Will the for-profit bingo initiative introduced to island voters several months ago do away with non-profit bingo operations around the island?  The answer depends on who you ask. Guam Election Commission legal counsel Jeff Moots doesn't believe it will, telling KUAM News, "It says it doesn't limit or repeal the other laws and the other law that affects, non-profit bingo is Title IX and it makes no change to that. So what is allowed under Title XI is allowed, even if this passes."

But Committee to Keep Guam Good member and Sinajana mayor-elect Robert Hofmann believes the wording in the initiative makes it clear that bingo would not be allowed anywhere - other than the former Guam Greyhound facility. "So how we read it, how we interpret it, we want to make sure that our interests are protected at the man'amko centers," he stated. "So if our lawyers on our side are saying, 'Yes, it is conflicting' and we will not be able to operate, then we're going to go by that until we can get some other clarification."

Island mayors have expressed concerns and some have drafted a resolution opposing the initiative, believing it would be the demise of a favorite pastime at senior centers and a major fundraiser for various groups.  Organizations like the Guam National Olympic Committee and the Guam National Golf Federation are seeking clarification, as they raise significant money from year-round bingo.  

GNOC member Robert Steffy confirms the organization is trying to determine what impact, if any, the initiative would have on their sports bingo fundraiser that goes to island Olympians. Said Moots, "I think the bigger concern for them is what will the impact be on the business, but it won't make it illegal. It may impact their business, but it won't make it impossible to happen."
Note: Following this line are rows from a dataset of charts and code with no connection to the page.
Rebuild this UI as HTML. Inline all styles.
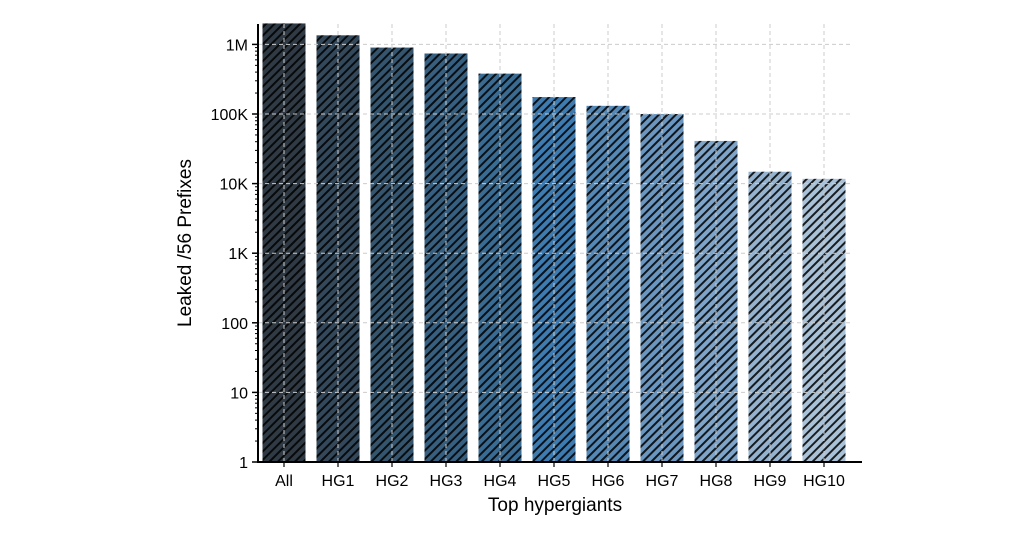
<!DOCTYPE html>
<html><head><meta charset="utf-8"><style>
body{margin:0;background:#fff;}
svg{display:block;font-family:"Liberation Sans","DejaVu Sans",sans-serif;}
</style></head><body>
<svg id="chart" width="1024" height="538">
<defs>
<pattern id="hatch" patternUnits="userSpaceOnUse" width="6" height="6" patternTransform="rotate(45)">
<rect x="0" y="0" width="2" height="6" fill="#000" opacity="0.85"/>
</pattern>
</defs>
<g id="grid"></g>
<g id="bars"></g>
<g id="axes"></g>
<text x="555" y="511" font-size="19" text-anchor="middle" fill="#000">Top hypergiants</text>
<text transform="translate(191,243) rotate(-90)" font-size="19" text-anchor="middle" fill="#000">Leaked /56 Prefixes</text>
</svg>
<script>
const categories=["All","HG1","HG2","HG3","HG4","HG5","HG6","HG7","HG8","HG9","HG10"];
const values=[2000000,1350000,900000,740000,380000,175000,131000,100000,41000,14800,11700];
const colors=["#2f3a44","#33495b","#35556e","#375f80","#3a6b92","#3e7bb0","#5688b5","#6a96bf","#7ea5c9","#95b3cf","#a9c2d8"];
const tickValues=[1,10,100,1000,10000,100000,1000000];
const tickLabels=["1","10","100","1K","10K","100K","1M"];
const NS="http://www.w3.org/2000/svg";
const plotLeft=258,plotRight=852,plotBottom=462,decade=69.6,plotTop=24;
function yScale(v){return plotBottom-Math.log10(v)*decade;}
const step=54,bw=43;
function xc(i){return 284+i*step;}
function mk(tag,attrs,parent){const e=document.createElementNS(NS,tag);for(const k in attrs)e.setAttribute(k,attrs[k]);parent.appendChild(e);return e;}
const barsG=document.getElementById('bars'),axesG=document.getElementById('axes');
categories.forEach((c,i)=>{
  const yy=yScale(values[i]);
  const r=mk('rect',{x:xc(i)-bw/2,y:yy,width:bw,height:plotBottom-yy,fill:colors[i]},barsG);
  
  
  mk('rect',{x:xc(i)-bw/2,y:yy,width:bw,height:plotBottom-yy,fill:'url(#hatch)'},barsG);
  const gl=mk('line',{x1:xc(i),x2:xc(i),y1:plotTop,y2:plotBottom,stroke:'#ccc','stroke-dasharray':'4,3','stroke-width':1},axesG);
  
  
  const t=mk('text',{x:xc(i),y:486,'font-size':16,'text-anchor':'middle',fill:'#000'},axesG);
  t.textContent=c;
  
  
  mk('line',{x1:xc(i),x2:xc(i),y1:plotBottom,y2:plotBottom+5,stroke:'#000','stroke-width':1.2},axesG);
});
tickValues.forEach((v,i)=>{
  const yy=yScale(v);
  if(i>0){const g=mk('line',{x1:plotLeft,x2:plotRight,y1:yy,y2:yy,stroke:'#ccc','stroke-dasharray':'4,3','stroke-width':1},axesG);
  
  }
  mk('line',{x1:plotLeft-6,x2:plotLeft,y1:yy,y2:yy,stroke:'#000','stroke-width':1.5},axesG);
  const t=mk('text',{x:plotLeft-10,y:yy+6,'font-size':16,'text-anchor':'end',fill:'#000'},axesG);
  t.textContent=tickLabels[i];
  
  
  for(let m=2;m<=9;m++){const mv=v*m;if(yScale(mv)<plotTop)break;
    mk('line',{x1:plotLeft-3,x2:plotLeft,y1:yScale(mv),y2:yScale(mv),stroke:'#000','stroke-width':1},axesG);}
});
const ys=mk('line',{x1:plotLeft,x2:plotLeft,y1:plotTop,y2:plotBottom+1,stroke:'#000','stroke-width':2},axesG);


const xs=mk('line',{x1:plotLeft-1,x2:plotRight+10,y1:plotBottom,y2:plotBottom,stroke:'#000','stroke-width':2},axesG);


</script>
</body></html>
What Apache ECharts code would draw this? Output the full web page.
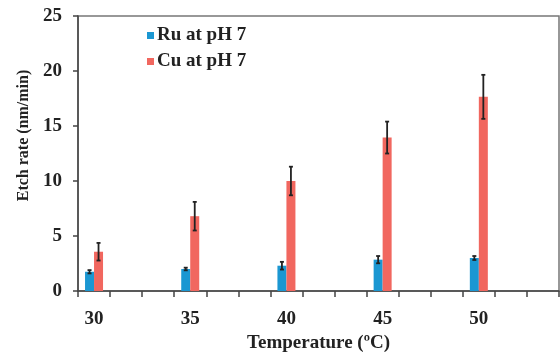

Hofmann added, "I understand some of the non-profits are going to be issuing challenges to the initiative, and so they'll be taking that to court. If they're going to write something to the people of Guam, make sure it's well written so we don't have to have questions like this."

KUAM News attempted to get clarity on the issue from the Guam Japan Friendship Village, but the only person identified on incorporation documents filed with the Department of Revenue & Taxation is Attorney Ron Moroni.  Moroni says he doesn't know any specifics about the initiative as he was only asked to file the articles of incorporation.  The group's Julie Dela Torre and John Baldwin - the latter being owner of Bridge Capital and president of Guam Greyhound - have not responded to calls and e-mail for comments.  You may recall Baldwin and bridge capital were behind previous failed efforts to legalize casino gambling on Guam and in several other states including the most recent effort in Washington, DC.

Hofmann said, "They're asking for lifting of so many restrictions on types of machines used for bingo so a lot of the man'amko asking, 'Boy, what kind of bingo is that?' Honestly, we don't know. There's really no face, no person or corporation - they say Japan Friendship Village, but really who is it behind it? It really calls it to question."

With no one answering the questions, island voters will just have to wait for educational material from the GEC to get informed.  Arguments for and against the initiative are due to the Commission by September 22. 

Additionally, Rev & Tax is currently reviewing the initiative to make its determination on the issue.  Under the law, that agency provides licenses to non-profit organizations who want to operate bingo activities.